- [REQUIREMENT]: Everything from the first line of the data through the line with "const minorY = d3.range(0, 5.001, 0.2);" is to be echoed exactly, minus the pictures.
-----
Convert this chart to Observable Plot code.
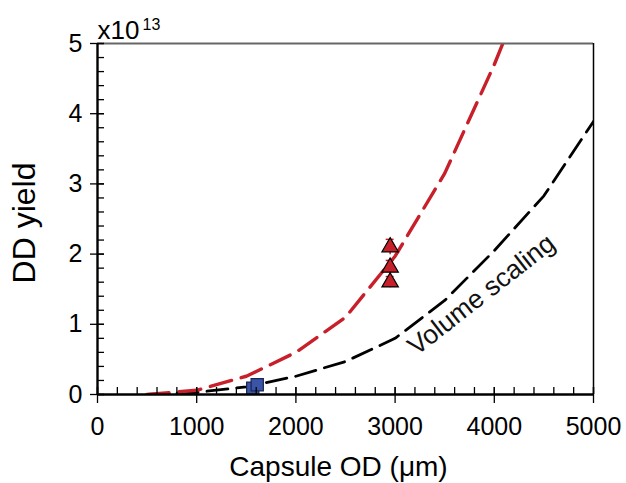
<!DOCTYPE html>
<html><head><meta charset="utf-8">
<script src="https://cdn.jsdelivr.net/npm/d3@7"></script>
<script src="https://cdn.jsdelivr.net/npm/@observablehq/plot@0.6"></script>
<style>html,body{margin:0;padding:0;background:#fff}#chart{width:626px;height:483px}</style>
</head><body><div id="chart"></div>
<script>
// ---- data ----
const odTicks = [0, 1000, 2000, 3000, 4000, 5000];
const yieldTicks = [0, 1, 2, 3, 4, 5];
const redCurveOD = [500, 1000, 1500, 2000, 2500, 3000, 3500, 4000, 4100];
const redCurveYield = [0, 0.06, 0.26, 0.6, 1.1, 1.97, 3.15, 4.7, 5.05];
const volCurveOD = [500, 1000, 1500, 2000, 2500, 3000, 3500, 4000, 4500, 5000];
const volCurveYield = [0, 0.03, 0.11, 0.26, 0.47, 0.8, 1.34, 2.05, 2.83, 3.89];
const squareOD = [1565, 1610];
const squareYield = [0.09, 0.14];
const triOD = [2950, 2950, 2950];
const triYield = [2.1, 1.81, 1.6];
const triErr = [0.11, 0.1, 0.08];
const curveLabel = "Volume scaling";
const labelOD = 3870, labelYield = 1.42;

// ---- derived tables ----
const red = redCurveOD.map((x, i) => ({x, y: redCurveYield[i]}));
const vol = volCurveOD.map((x, i) => ({x, y: volCurveYield[i]}));
const squares = squareOD.map((x, i) => ({x, y: squareYield[i]}));
const tris = triOD.map((x, i) => ({x, y: triYield[i], e: triErr[i]}));
const minorX = d3.range(0, 5001, 200);
const minorY = d3.range(0, 5.001, 0.2);

const W = 626, H = 483, mL = 97, mR = 33, mT = 43, mB = 89;
const pw = W - mL - mR, ph = H - mT - mB;
const RED = "#c8202a";
const FONT = "Liberation Sans, Arial, sans-serif";

const chart = Plot.plot({
  width: W, height: H,
  marginLeft: mL, marginRight: mR, marginTop: mT, marginBottom: mB,
  style: {fontFamily: FONT, background: "#fff", overflow: "visible"},
  x: {domain: [0, 5000]},
  y: {domain: [0, 5]},
  marks: [
    // tick labels
    Plot.axisX(odTicks, {tickSize: 0, tickPadding: 23, fontSize: 25, fill: "#000", label: null, tickFormat: d => String(d)}),
    Plot.axisY(yieldTicks, {tickSize: 0, tickPadding: 15, fontSize: 25, fill: "#000", label: null, tickFormat: d => String(d)}),
    // curves
    Plot.line(vol, {x: "x", y: "y", stroke: "#000", strokeWidth: 2.8, strokeDasharray: "21,9", clip: true}),
    Plot.line(red, {x: "x", y: "y", stroke: RED, strokeWidth: 3.4, strokeDasharray: "22,10", clip: true}),
    // error bars
    Plot.ruleX(tris, {x: "x", y1: d => d.y - d.e, y2: d => d.y + d.e, stroke: RED, strokeWidth: 1.5}),
    Plot.ruleY(tris, {y: d => d.y + d.e, x1: d => d.x - 40, x2: d => d.x + 40, stroke: RED, strokeWidth: 1.5}),
    // markers
    Plot.dot(squares, {x: "x", y: "y", symbol: "square", r: 6.9, fill: "#3a55a8", stroke: "#1a2450", strokeWidth: 1.2}),
    Plot.dot(tris, {x: "x", y: "y", symbol: "triangle", r: 6.1, fill: RED, stroke: "#000", strokeWidth: 1.2}),
    // frame
    Plot.ruleY([5], {stroke: "#666", strokeWidth: 2.2}),
    Plot.ruleX([5000], {stroke: "#000", strokeWidth: 1.5}),
    Plot.ruleX([0], {stroke: "#000", strokeWidth: 2.4}),
    Plot.ruleY([0], {stroke: "#000", strokeWidth: 2.4}),
    // minor / major ticks
    Plot.tickX(minorX, {x: d => d, insetTop: ph - 7, stroke: "#000", strokeWidth: 1.3}),
    Plot.tickX(odTicks, {x: d => d, insetTop: ph - 7, insetBottom: -9, stroke: "#000", strokeWidth: 1.3}),
    Plot.tickY(minorY, {y: d => d, insetRight: pw - 7, stroke: "#000", strokeWidth: 1.3}),
    Plot.tickY(yieldTicks, {y: d => d, insetRight: pw - 7, insetLeft: -7, stroke: "#000", strokeWidth: 1.3}),
    // annotation
    Plot.text([curveLabel], {x: () => labelOD, y: () => labelYield, rotate: -38, fontSize: 26.5, fill: "#111"}),
    // axis titles
    Plot.text(["Capsule OD (\u03bcm)"], {frameAnchor: "bottom", textAnchor: "middle", lineAnchor: "middle", dx: -7, dy: 73, fontSize: 28, fill: "#000"}),
    Plot.text(["DD yield"], {frameAnchor: "left", textAnchor: "middle", lineAnchor: "middle", dx: -73, dy: 4, rotate: -90, fontSize: 32, fill: "#000", style: "letter-spacing:1.5px"}),
    // multiplier
    Plot.text(["x10"], {frameAnchor: "top-left", dx: 0, dy: -5, textAnchor: "start", lineAnchor: "bottom", fontSize: 26, fill: "#000"}),
    Plot.text(["13"], {frameAnchor: "top-left", dx: 45, dy: -14, textAnchor: "start", lineAnchor: "bottom", fontSize: 16, fill: "#000"})
  ]
});
document.getElementById("chart").appendChild(chart);
</script>
</body></html>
-----
- [THE RESULT]:
Convert this chart to Observable Plot code.
<!DOCTYPE html>
<html><head><meta charset="utf-8">
<script src="https://cdn.jsdelivr.net/npm/d3@7"></script>
<script src="https://cdn.jsdelivr.net/npm/@observablehq/plot@0.6"></script>
<style>html,body{margin:0;padding:0;background:#fff}#chart{width:626px;height:483px}</style>
</head><body><div id="chart"></div>
<script>
// ---- data ----
const odTicks = [0, 1000, 2000, 3000, 4000, 5000];
const yieldTicks = [0, 1, 2, 3, 4, 5];
const redCurveOD = [500, 1000, 1500, 2000, 2500, 3000, 3500, 4000, 4100];
const redCurveYield = [0, 0.06, 0.26, 0.6, 1.1, 1.97, 3.15, 4.7, 5.05];
const volCurveOD = [500, 1000, 1500, 2000, 2500, 3000, 3500, 4000, 4500, 5000];
const volCurveYield = [0, 0.03, 0.11, 0.26, 0.47, 0.8, 1.34, 2.05, 2.83, 3.89];
const squareOD = [1565, 1610];
const squareYield = [0.09, 0.14];
const triOD = [2950, 2950, 2950];
const triYield = [2.1, 1.81, 1.6];
const triErr = [0.11, 0.1, 0.08];
const curveLabel = "Volume scaling";
const labelOD = 3870, labelYield = 1.42;

// ---- derived tables ----
const red = redCurveOD.map((x, i) => ({x, y: redCurveYield[i]}));
const vol = volCurveOD.map((x, i) => ({x, y: volCurveYield[i]}));
const squares = squareOD.map((x, i) => ({x, y: squareYield[i]}));
const tris = triOD.map((x, i) => ({x, y: triYield[i], e: triErr[i]}));
const minorX = d3.range(0, 5001, 200);
const minorY = d3.range(0, 5.001, 0.2);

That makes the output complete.